Every line below that mentions the word "React" should be copied out.

SOURCE DATA:
## start
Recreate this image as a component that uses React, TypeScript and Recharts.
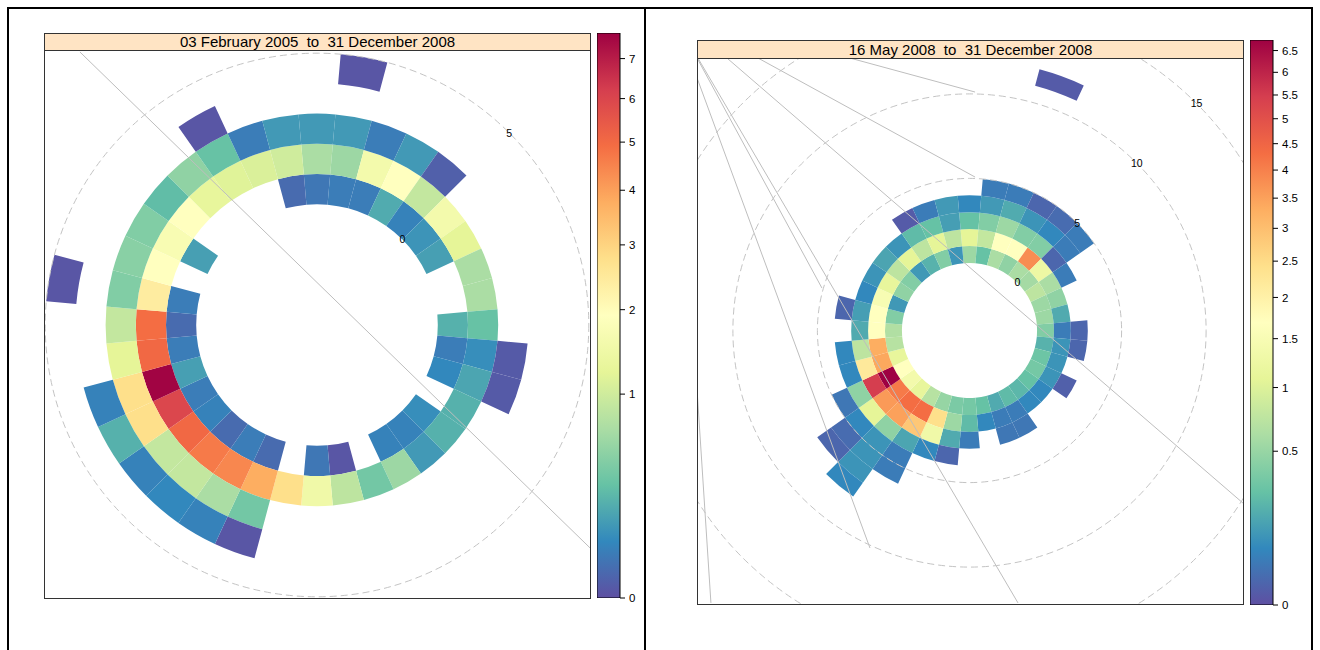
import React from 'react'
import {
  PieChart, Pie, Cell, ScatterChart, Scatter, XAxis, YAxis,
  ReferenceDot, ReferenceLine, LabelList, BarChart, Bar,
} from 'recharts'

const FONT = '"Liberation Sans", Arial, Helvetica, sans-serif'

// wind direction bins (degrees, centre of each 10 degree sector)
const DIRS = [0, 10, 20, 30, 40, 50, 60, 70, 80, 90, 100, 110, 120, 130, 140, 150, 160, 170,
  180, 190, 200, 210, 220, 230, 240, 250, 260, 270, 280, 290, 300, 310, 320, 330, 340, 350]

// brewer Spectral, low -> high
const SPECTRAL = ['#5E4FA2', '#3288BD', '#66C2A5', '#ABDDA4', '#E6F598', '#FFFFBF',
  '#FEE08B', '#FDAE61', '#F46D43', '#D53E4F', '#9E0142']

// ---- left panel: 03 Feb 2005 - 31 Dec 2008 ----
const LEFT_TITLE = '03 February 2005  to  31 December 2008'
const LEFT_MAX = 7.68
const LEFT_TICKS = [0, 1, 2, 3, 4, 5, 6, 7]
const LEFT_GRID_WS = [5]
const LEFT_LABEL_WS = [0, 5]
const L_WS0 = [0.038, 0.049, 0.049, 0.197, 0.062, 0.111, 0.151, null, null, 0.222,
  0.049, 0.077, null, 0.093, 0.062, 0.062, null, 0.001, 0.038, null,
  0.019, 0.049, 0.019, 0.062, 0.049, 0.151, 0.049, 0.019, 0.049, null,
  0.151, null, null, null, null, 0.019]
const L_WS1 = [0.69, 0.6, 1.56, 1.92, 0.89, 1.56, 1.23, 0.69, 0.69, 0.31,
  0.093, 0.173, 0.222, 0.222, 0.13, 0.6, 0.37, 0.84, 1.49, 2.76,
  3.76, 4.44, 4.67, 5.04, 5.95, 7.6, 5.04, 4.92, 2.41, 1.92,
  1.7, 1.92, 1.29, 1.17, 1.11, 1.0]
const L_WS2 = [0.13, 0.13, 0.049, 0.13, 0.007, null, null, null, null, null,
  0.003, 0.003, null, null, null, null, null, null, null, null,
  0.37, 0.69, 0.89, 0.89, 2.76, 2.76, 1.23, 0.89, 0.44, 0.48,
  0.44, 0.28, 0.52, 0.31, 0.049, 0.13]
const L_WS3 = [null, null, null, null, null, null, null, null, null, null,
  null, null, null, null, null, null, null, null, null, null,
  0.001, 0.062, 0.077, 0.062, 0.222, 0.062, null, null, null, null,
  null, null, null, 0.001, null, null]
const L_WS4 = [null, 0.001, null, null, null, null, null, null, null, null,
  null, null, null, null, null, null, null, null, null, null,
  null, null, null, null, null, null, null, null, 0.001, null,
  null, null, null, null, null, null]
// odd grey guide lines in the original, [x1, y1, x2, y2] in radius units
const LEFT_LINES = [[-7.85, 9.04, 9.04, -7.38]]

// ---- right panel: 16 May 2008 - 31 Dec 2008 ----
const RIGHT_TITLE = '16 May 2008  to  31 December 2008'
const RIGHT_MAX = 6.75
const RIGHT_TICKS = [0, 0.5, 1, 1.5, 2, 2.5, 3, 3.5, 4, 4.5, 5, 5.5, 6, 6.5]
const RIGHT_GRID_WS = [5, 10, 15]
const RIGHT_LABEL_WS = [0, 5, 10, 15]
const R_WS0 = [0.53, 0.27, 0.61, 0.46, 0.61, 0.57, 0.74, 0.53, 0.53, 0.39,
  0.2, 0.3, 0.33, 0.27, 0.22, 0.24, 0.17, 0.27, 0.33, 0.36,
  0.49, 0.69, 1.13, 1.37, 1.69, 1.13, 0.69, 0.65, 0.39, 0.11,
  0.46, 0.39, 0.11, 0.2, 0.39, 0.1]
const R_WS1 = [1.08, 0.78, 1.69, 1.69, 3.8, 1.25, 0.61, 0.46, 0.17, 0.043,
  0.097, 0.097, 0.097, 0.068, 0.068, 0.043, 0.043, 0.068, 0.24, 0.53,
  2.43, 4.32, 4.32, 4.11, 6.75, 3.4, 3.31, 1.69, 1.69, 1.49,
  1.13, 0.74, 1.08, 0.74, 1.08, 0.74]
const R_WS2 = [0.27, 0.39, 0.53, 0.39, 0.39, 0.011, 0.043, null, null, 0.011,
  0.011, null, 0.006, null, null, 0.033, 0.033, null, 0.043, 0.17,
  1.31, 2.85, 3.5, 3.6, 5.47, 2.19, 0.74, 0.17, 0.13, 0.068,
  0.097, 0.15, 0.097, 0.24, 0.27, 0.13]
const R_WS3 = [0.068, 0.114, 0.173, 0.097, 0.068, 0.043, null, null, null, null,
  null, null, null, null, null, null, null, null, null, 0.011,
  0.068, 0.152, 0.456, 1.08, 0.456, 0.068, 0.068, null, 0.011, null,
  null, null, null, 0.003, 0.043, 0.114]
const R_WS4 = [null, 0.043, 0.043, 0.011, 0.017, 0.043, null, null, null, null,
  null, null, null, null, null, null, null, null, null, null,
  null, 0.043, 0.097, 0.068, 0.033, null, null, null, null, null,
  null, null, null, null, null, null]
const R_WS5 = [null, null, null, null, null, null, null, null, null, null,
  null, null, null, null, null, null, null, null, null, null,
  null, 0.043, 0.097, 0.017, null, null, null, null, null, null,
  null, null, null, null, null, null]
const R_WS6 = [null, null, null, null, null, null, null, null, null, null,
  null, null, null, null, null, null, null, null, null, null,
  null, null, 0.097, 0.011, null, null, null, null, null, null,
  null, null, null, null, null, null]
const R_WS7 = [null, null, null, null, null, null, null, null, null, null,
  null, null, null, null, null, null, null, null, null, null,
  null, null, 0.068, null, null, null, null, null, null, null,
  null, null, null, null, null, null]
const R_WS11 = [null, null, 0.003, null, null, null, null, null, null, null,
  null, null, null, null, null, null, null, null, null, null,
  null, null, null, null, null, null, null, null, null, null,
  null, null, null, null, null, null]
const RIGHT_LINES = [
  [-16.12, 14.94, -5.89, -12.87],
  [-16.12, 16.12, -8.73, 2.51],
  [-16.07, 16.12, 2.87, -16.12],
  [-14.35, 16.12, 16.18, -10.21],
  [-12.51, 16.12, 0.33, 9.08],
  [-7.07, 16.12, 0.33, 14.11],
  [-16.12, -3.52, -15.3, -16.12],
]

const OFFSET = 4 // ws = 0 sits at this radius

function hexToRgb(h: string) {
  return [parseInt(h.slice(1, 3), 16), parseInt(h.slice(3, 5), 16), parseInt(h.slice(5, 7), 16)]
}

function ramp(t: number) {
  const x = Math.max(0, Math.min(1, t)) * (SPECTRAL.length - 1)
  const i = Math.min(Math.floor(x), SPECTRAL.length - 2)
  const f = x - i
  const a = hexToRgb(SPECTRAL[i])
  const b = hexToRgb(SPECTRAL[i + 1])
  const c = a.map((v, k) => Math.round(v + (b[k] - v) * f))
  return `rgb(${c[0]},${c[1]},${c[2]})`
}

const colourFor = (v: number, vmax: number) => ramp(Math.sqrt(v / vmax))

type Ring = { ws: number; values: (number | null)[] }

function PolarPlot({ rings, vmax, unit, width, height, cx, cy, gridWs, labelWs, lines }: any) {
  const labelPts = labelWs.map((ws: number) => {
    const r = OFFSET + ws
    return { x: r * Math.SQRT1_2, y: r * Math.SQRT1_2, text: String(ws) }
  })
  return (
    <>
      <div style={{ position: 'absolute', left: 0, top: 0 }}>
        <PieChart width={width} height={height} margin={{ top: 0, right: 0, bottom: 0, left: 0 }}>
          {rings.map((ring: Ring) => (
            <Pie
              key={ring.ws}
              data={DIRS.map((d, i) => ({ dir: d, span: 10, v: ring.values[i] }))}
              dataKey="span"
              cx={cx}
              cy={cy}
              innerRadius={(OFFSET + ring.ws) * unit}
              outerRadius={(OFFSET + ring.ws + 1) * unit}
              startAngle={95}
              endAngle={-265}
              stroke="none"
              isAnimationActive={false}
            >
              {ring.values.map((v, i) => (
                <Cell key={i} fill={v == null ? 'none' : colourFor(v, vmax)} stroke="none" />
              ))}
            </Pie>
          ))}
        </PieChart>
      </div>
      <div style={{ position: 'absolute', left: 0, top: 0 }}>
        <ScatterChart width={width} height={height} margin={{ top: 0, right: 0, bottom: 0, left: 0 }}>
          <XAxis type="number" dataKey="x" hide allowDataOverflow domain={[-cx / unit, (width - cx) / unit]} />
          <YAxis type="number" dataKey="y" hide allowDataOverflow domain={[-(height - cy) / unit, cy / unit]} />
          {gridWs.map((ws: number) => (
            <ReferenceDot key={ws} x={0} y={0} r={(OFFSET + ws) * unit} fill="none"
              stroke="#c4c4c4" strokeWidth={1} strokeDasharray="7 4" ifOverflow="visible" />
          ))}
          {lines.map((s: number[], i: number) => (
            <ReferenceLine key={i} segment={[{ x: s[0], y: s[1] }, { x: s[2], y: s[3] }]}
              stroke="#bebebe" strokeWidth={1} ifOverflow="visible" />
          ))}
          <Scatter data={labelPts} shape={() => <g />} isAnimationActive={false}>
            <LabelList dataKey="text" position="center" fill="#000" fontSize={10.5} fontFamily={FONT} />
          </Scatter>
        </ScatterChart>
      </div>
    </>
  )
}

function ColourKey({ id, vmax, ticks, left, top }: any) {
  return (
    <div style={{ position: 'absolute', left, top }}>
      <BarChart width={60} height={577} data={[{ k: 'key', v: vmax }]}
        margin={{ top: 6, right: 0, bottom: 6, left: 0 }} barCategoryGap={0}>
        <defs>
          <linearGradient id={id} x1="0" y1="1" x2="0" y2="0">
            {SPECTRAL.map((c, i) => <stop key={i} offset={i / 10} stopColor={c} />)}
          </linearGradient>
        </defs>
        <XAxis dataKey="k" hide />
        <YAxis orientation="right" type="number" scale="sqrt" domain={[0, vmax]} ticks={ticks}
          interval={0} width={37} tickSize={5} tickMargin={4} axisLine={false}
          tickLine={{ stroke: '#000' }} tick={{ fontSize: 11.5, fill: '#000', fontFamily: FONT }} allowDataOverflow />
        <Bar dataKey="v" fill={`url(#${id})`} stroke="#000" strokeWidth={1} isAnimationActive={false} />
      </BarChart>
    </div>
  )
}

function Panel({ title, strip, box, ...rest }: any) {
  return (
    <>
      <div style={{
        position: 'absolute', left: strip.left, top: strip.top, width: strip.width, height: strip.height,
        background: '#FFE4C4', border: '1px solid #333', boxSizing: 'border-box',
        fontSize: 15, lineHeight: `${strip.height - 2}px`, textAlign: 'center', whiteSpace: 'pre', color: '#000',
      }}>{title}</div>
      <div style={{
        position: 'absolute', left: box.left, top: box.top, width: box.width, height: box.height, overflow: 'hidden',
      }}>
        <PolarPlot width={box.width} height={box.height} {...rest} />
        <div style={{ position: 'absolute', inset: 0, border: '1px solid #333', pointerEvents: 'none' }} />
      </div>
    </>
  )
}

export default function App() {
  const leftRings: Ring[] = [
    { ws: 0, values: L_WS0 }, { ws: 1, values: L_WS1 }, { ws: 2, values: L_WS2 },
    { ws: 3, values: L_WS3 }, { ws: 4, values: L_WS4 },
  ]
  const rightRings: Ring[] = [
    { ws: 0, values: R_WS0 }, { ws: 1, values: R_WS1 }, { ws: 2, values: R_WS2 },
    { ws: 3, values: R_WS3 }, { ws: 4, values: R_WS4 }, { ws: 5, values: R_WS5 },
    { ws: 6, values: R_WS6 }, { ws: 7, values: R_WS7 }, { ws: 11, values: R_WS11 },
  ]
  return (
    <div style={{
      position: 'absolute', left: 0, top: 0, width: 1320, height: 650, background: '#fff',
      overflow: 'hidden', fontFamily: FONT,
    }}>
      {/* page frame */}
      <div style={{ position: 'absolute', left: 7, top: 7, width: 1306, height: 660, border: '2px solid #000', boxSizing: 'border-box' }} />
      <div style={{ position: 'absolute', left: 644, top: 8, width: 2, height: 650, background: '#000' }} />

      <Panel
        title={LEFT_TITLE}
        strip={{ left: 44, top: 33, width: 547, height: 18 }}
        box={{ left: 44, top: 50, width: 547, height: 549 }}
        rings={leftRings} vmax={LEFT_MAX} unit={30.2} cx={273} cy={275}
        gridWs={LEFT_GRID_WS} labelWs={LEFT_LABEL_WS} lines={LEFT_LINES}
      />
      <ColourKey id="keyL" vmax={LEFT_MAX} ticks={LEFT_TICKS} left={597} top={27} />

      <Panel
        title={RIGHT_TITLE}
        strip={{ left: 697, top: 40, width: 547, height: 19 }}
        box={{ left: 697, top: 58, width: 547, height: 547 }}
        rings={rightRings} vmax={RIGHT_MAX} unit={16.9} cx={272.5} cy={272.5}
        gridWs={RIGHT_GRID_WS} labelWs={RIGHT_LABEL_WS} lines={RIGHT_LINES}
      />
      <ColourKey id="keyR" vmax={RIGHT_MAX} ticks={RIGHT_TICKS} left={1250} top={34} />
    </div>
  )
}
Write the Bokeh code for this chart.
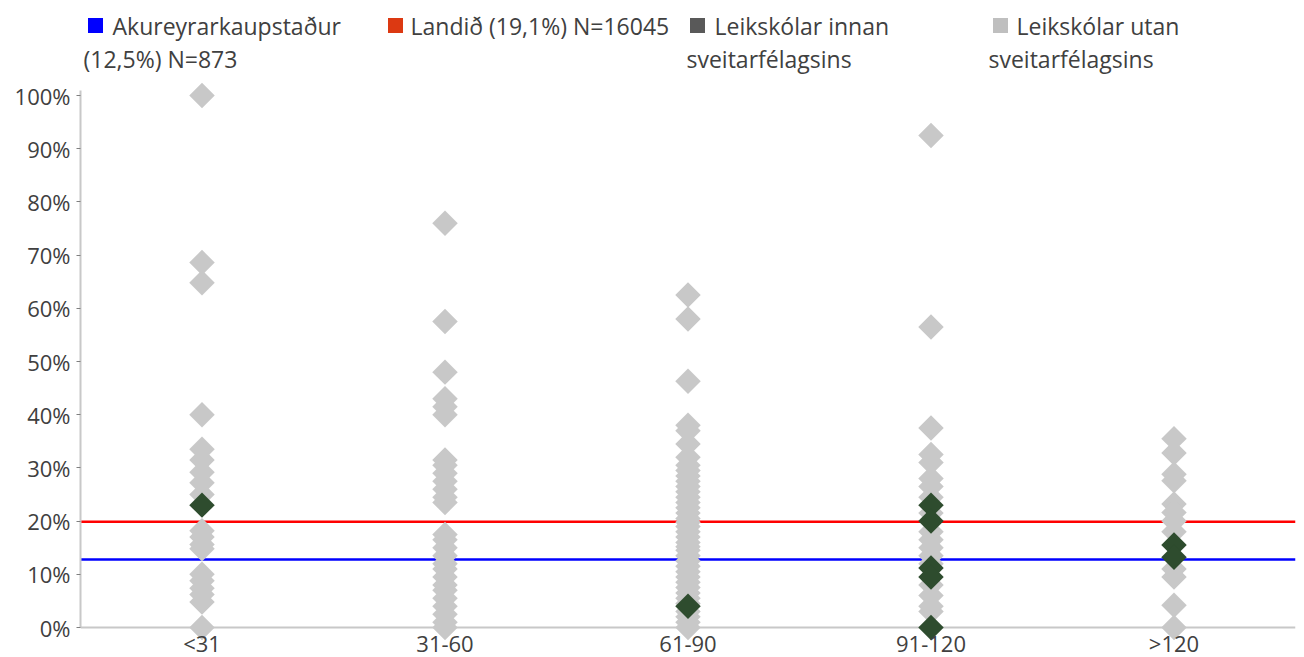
## end
FULL ANSWER:
Recreate this image as a component that uses React, TypeScript and Recharts.
import React from 'react'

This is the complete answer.